What does the data look like? AI is only as good as the information it processes. If the data is incomplete, inconsistent, or sitting in disconnected systems, that is not an AI problem to solve — it is a prerequisite to address first.
Who owns the outcome? AI outputs need a human decision layer above them — someone who has authority to act on what the system surfaces and accountability for what happens as a result. If ownership is unclear, performance will be unclear.
How will we measure whether it is working? Define this before deployment, not after. The KPI that matters is not model accuracy. It is business impact — cost reduced, time saved, revenue influenced, and errors prevented.
These four questions are not a checklist. They are a leadership posture — a way of engaging with AI proposals that keeps the business outcome at the center rather than the technology.
Why Your Role as a Leader Is the Critical Variable
The pattern that separates organizations that get measurable results from AI and those that do not is not budget. It is not technical talent. It is not vendor selection.
It is leadership clarity.
Organizations where senior leaders can articulate specifically what they expect AI to change — in operational terms, with defined metrics — tend to get those results. Organizations where AI has been delegated entirely to a technology function, with the expectation that results will eventually surface, tend to accumulate impressive pilot libraries and modest business impact.
This is not a criticism of technology teams. It reflects something true about how organizational change works: when leadership sets a clear, measurable outcome and holds it consistently, resources, decisions, and behaviors orient around it.
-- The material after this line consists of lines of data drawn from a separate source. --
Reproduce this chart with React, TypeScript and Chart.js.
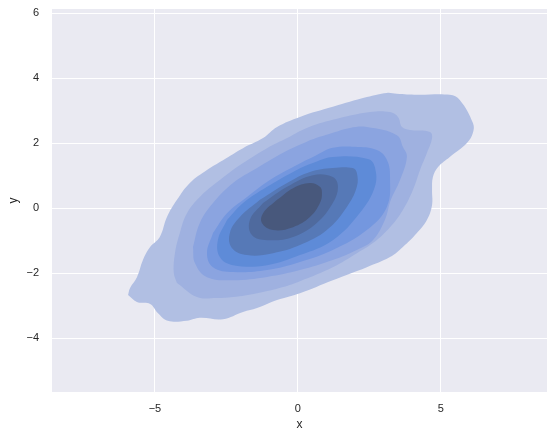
import React, { useEffect, useRef } from 'react';
import { Chart, registerables } from 'chart.js';

Chart.register(...registerables);

// Contour polygons (data coordinates), outermost to innermost
const band1: number[][] = [[-5.94,-2.67],[-5.63,-2.88],[-5.17,-2.94],[-4.90,-3.22],[-4.55,-3.46],[-3.88,-3.46],[-3.43,-3.37],[-2.62,-3.41],[-1.92,-3.19],[-1.43,-3.07],[-0.73,-2.82],[0.07,-2.61],[1.22,-2.21],[2.41,-1.81],[3.22,-1.50],[3.67,-1.19],[4.16,-0.76],[4.51,-0.36],[4.69,0.10],[4.69,0.56],[4.72,0.96],[4.90,1.27],[5.31,1.58],[5.91,2.01],[6.12,2.32],[6.12,2.62],[5.66,3.33],[5.31,3.49],[4.16,3.49],[3.46,3.52],[3.11,3.55],[2.41,3.42],[1.22,3.12],[0.07,2.81],[-0.73,2.50],[-1.22,2.16],[-1.92,1.85],[-2.62,1.48],[-3.18,1.18],[-3.78,0.78],[-4.23,0.26],[-4.58,-0.27],[-4.83,-0.88],[-5.17,-1.19],[-5.42,-1.59],[-5.63,-2.12],[-5.87,-2.45]];
const band2: number[][] = [[-4.23,-2.30],[-3.53,-2.73],[-2.83,-2.76],[-2.27,-2.73],[-1.43,-2.61],[-0.52,-2.42],[0.07,-2.24],[1.22,-1.81],[2.06,-1.38],[2.62,-1.07],[3.22,-0.58],[3.67,-0.05],[4.02,0.56],[4.27,1.18],[4.51,1.70],[4.69,2.16],[4.62,2.35],[3.92,2.41],[3.64,2.50],[3.50,2.81],[3.22,2.96],[2.52,2.96],[1.22,2.72],[0.31,2.47],[-0.38,2.16],[-1.08,1.85],[-1.92,1.39],[-2.73,0.87],[-3.43,0.35],[-3.88,-0.15],[-4.13,-0.76],[-4.30,-1.38],[-4.34,-1.99]];
const band3: number[][] = [[-3.67,-1.19],[-3.60,-1.69],[-3.18,-2.12],[-2.27,-2.21],[-1.08,-2.11],[0.07,-1.90],[1.22,-1.59],[2.06,-1.28],[2.62,-0.98],[3.04,-0.36],[3.25,0.26],[3.57,0.87],[3.81,1.58],[3.67,1.89],[3.46,2.25],[2.41,2.50],[1.82,2.47],[1.22,2.32],[0.31,2.05],[-0.52,1.71],[-1.43,1.24],[-2.27,0.78],[-2.97,0.16],[-3.43,-0.45]];
const band4: number[][] = [[-2.97,-0.76],[-3.18,-1.38],[-2.97,-1.81],[-2.27,-1.96],[-1.08,-1.90],[0.07,-1.65],[1.22,-1.28],[2.41,-0.67],[3.11,0.04],[3.22,0.96],[3.11,1.49],[2.76,1.79],[1.99,1.89],[1.22,1.86],[0.66,1.64],[-0.17,1.27],[-0.98,0.87],[-1.78,0.35],[-2.48,-0.15]];
const band5: number[][] = [[-2.48,-0.36],[-2.80,-0.98],[-2.73,-1.50],[-2.27,-1.75],[-1.08,-1.75],[0.07,-1.44],[1.22,-0.98],[2.17,-0.14],[2.69,0.66],[2.69,1.27],[2.45,1.52],[1.22,1.58],[0.52,1.39],[-0.17,1.12],[-1.08,0.66],[-1.92,0.16]];
const band6: number[][] = [[-1.33,0.26],[-2.03,-0.27],[-2.38,-0.76],[-2.31,-1.22],[-1.78,-1.44],[-0.87,-1.38],[0.07,-1.13],[1.01,-0.67],[1.71,0.04],[2.06,0.66],[2.06,1.09],[1.92,1.24],[1.22,1.24],[0.42,1.12],[-0.38,0.78]];
const band7: number[][] = [[-1.22,0.16],[-1.68,-0.36],[-1.61,-0.82],[-1.08,-0.98],[-0.17,-0.88],[0.66,-0.45],[1.22,0.16],[1.40,0.66],[1.22,0.96],[0.52,1.02],[-0.38,0.66]];
const band8: number[][] = [[-0.73,0.26],[-1.22,-0.15],[-1.26,-0.45],[-0.87,-0.67],[-0.17,-0.58],[0.42,-0.27],[0.77,0.16],[0.84,0.47],[0.77,0.66],[0.42,0.78],[-0.17,0.62]];

const bands = [band1, band2, band3, band4, band5, band6, band7, band8];
const bandColors = ['#b1bfe3', '#9fb1e0', '#8ba4e0', '#7497df', '#5e8bd8', '#5679b7', '#4f6a9e', '#48587c'];

const xTicks = [-5, 0, 5];
const yTicks = [-4, -2, 0, 2, 4, 6];
const xMin = -8.6, xMax = 8.71;
const yMin = -5.65, yMax = 6.13;

const fmt = (v: number) => (v < 0 ? '\u2212' + Math.abs(v) : String(v));

const bgPlugin = {
  id: 'plotBg',
  beforeDraw(chart: any) {
    const { ctx, chartArea } = chart;
    ctx.save();
    ctx.fillStyle = '#eaeaf2';
    ctx.fillRect(chartArea.left, chartArea.top, chartArea.right - chartArea.left, chartArea.bottom - chartArea.top);
    ctx.restore();
  },
};

export default function App() {
  const ref = useRef<HTMLCanvasElement>(null);
  useEffect(() => {
    if (!ref.current) return;
    const datasets = bands.map((b, i) => {
      const pts = b.map(([x, y]) => ({ x, y }));
      pts.push({ x: b[0][0], y: b[0][1] });
      return {
        data: pts,
        showLine: true,
        fill: 'shape' as any,
        backgroundColor: bandColors[i],
        borderColor: bandColors[i],
        borderWidth: 0,
        pointRadius: 0,
        tension: 0.4,
        order: bands.length - i,
      };
    });
    const tickFont = { family: '"Liberation Sans", Arial, sans-serif', size: 11 };
    const titleFont = { family: '"Liberation Sans", Arial, sans-serif', size: 12 };
    const chart = new Chart(ref.current, {
      type: 'scatter',
      data: { datasets: datasets as any },
      plugins: [bgPlugin],
      options: {
        responsive: false,
        animation: false,
        events: [],
        layout: { padding: { top: 9, right: 7, left: 0, bottom: 0 } },
        plugins: { legend: { display: false }, tooltip: { enabled: false } },
        scales: {
          x: {
            type: 'linear',
            min: xMin,
            max: xMax,
            border: { display: false },
            grid: { color: '#ffffff', lineWidth: 1, drawTicks: false },
            ticks: { color: '#262626', font: tickFont, padding: 10, callback: (v: any) => fmt(Number(v)) },
            title: { display: true, text: 'x', color: '#262626', font: titleFont, padding: { top: 0, bottom: 9 } },
            afterBuildTicks: (s: any) => { s.ticks = xTicks.map((v) => ({ value: v })); },
            afterFit: (s: any) => { s.height = 49; s.paddingLeft = 0; s.paddingRight = 0; },
          },
          y: {
            type: 'linear',
            min: yMin,
            max: yMax,
            border: { display: false },
            grid: { color: '#ffffff', lineWidth: 1, drawTicks: false },
            ticks: { color: '#262626', font: tickFont, padding: 13, callback: (v: any) => fmt(Number(v)) },
            title: { display: true, text: 'y', color: '#262626', font: titleFont, padding: { top: 6, bottom: 0 } },
            afterBuildTicks: (s: any) => { s.ticks = yTicks.map((v) => ({ value: v })); },
            afterFit: (s: any) => { s.width = 52; s.paddingTop = 0; s.paddingBottom = 0; },
          },
        },
      } as any,
    });
    return () => chart.destroy();
  }, []);
  return (
    <div style={{ position: 'fixed', left: 0, top: 0, width: 554, height: 441, background: '#ffffff' }}>
      <canvas ref={ref} width={554} height={441} style={{ display: 'block' }} />
    </div>
  );
}
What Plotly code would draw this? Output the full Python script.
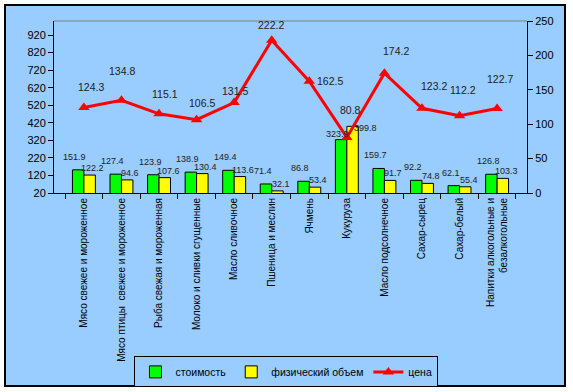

When the outcome is fuzzy, everything downstream is fuzzy too.
Non-technical leaders do not need to understand how a large language model works. They need to understand what business problem they are trying to solve, what success looks like, and what organizational conditions are required for the technology to deliver. That knowledge does not come from technical training. It comes from the same judgment that drives every other operational decision they make.
Moving from Exploration to Execution
If there is a single shift worth making coming out of this article, it is this: stop optimizing your AI conversations for understanding and start optimizing them for decision.
Understanding is valuable. But the organizations pulling ahead right now are not the ones with the most sophisticated AI literacy. They are the ones who made a concrete decision about a specific business problem, deployed something real, measured the outcome honestly, and used that result — whether positive or negative — to inform the next decision.
That is not a technology capability. That is an operational discipline. And it is entirely within the authority of every non-technical leader reading this to build it.
The window for competitive differentiation from early, smart AI execution is still open. But it is not indefinitely open. The practical advantage available today belongs to the leaders who stop waiting for the perfect strategy deck and start making a specific decision about a specific problem.
That decision does not require a computer science degree. It requires exactly the kind of judgment you were hired to exercise.